Armed with this knowledge, a nearly invisible net strung between two repurposed fishing poles, a life-like plastic warbler decoy and a looping bird-call recording, the Oregon State University researcher’s trap is set.
Kim’s yellow hardhat matches the yellow head of the hermit warbler, which on cue, flies down from the upper canopy of the trees to investigate the source of the song. Kim hides in the bushes, trying to follow the frantic bird with binoculars.
“When birds fly in, they hit the net and drop down into a pocket and lie down there like a hammock,” Kim said.
And within just a few minutes the hermit warbler takes the bait, flying across a small clearing and hitting the net.
It’s another win for the decoy.
Kim and his colleagues are developing a new experiment in the Oregon Cascades to track the movements of hermit warblers through the forest. Learning how they move could help explain how bird species are dealing with rising temperatures and climate change.
“We have these long-term population monitoring routes across the Northwest. And a surprising number of species are declining,” said OSU professor Matt Betts. “Actually, more than about half of the species that live in a forest like this are in decline.”
Rising temperatures can shrink where some birds can live, and where they can find food.
For the hermit warbler, those declines are up to 4 percent each year.
Research by OSU’s Betts and Sarah Frey found warblers declined in areas with young forests, including those replanted after clear cut logging. But hermit warblers are doing better in other areas.
“In landscapes that had more older forest, their population declines were lowered, or even reversed, even though the climate has been warming,” Frey said.
The warblers thrived in areas with old growth — the forests seem to somehow shield them from the ill effects of rising temperatures.
The question now: “Why?” And this is where this new study comes in.
Following The Clues
Kim and fellow OSU researcher Adam Hadley moved the trapped hermit warbler’s feathers aside and attached a tiny radio tag to its back using non-toxic glue. Then they released the bird and it flew away unharmed.
The next day was the true test. Hadley and the others pushed into a dense stand of trees, armed with receivers that look like old-fashioned TV antennas.
“It’s going away from us,” Hadley said, holding the antenna over his head.
“We’ll try to be as quiet as we can,” said Betts as branches snapped underfoot.
They walked down a drainage though a 50-year old tree plantation, a remnant of the H.J. Andrews Experimental Forest’s logging past. Then they crossed into a grove of much older trees – closer to 300 years.
“Given the differences in temperature across the whole height of the tree, it’s possible that when it’s warmer, they may be only using the bottom and more shady parts of the trees,” Hadley said.
The complex layers and sheer biomass of old growth keeps the temperature low.
“Versus in the cooler parts of the day, maybe they’re using all the way to the top,” he said.
But the researchers can’t fully know what’s going on without knowing more about how the birds use the forests.
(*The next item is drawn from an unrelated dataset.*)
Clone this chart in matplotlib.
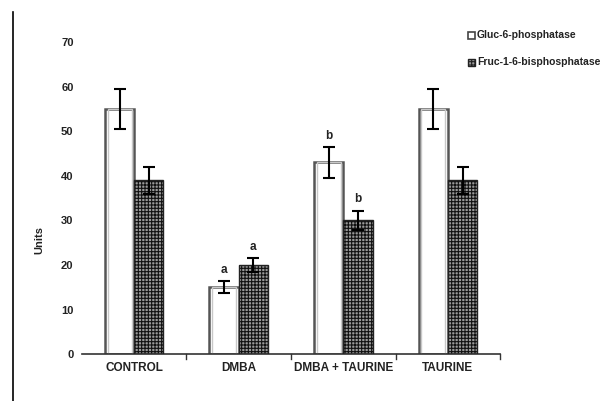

Hadley waved the antenna through the air trying to pinpoint the warbler’s location.
“I’m not getting the strongest signal at the top of the tree, seems to be a bit stronger in the mid-canopy,” he called out to Betts in the distance.
It became clear that tracking a tagged warbler on foot was possible. They’re able to tell roughly where it’s moving, both horizontally and vertically through the canopy.
Betts declared the trial run a success.
Down the road, if the researchers are able to track the hermit warblers through these forests, they’ll get another step closer to understanding how climate change is affecting native species. It’s clear that rising temperatures are going to be a factor going forward.
“I don’t see it likely that hermit warblers will have air conditioning any time soon,” Betts said.
But he adds that the Pacific Northwest might be in a better position than other regions to handle the changes ahead, because of the work we’ve already put in preserving our old growth forests.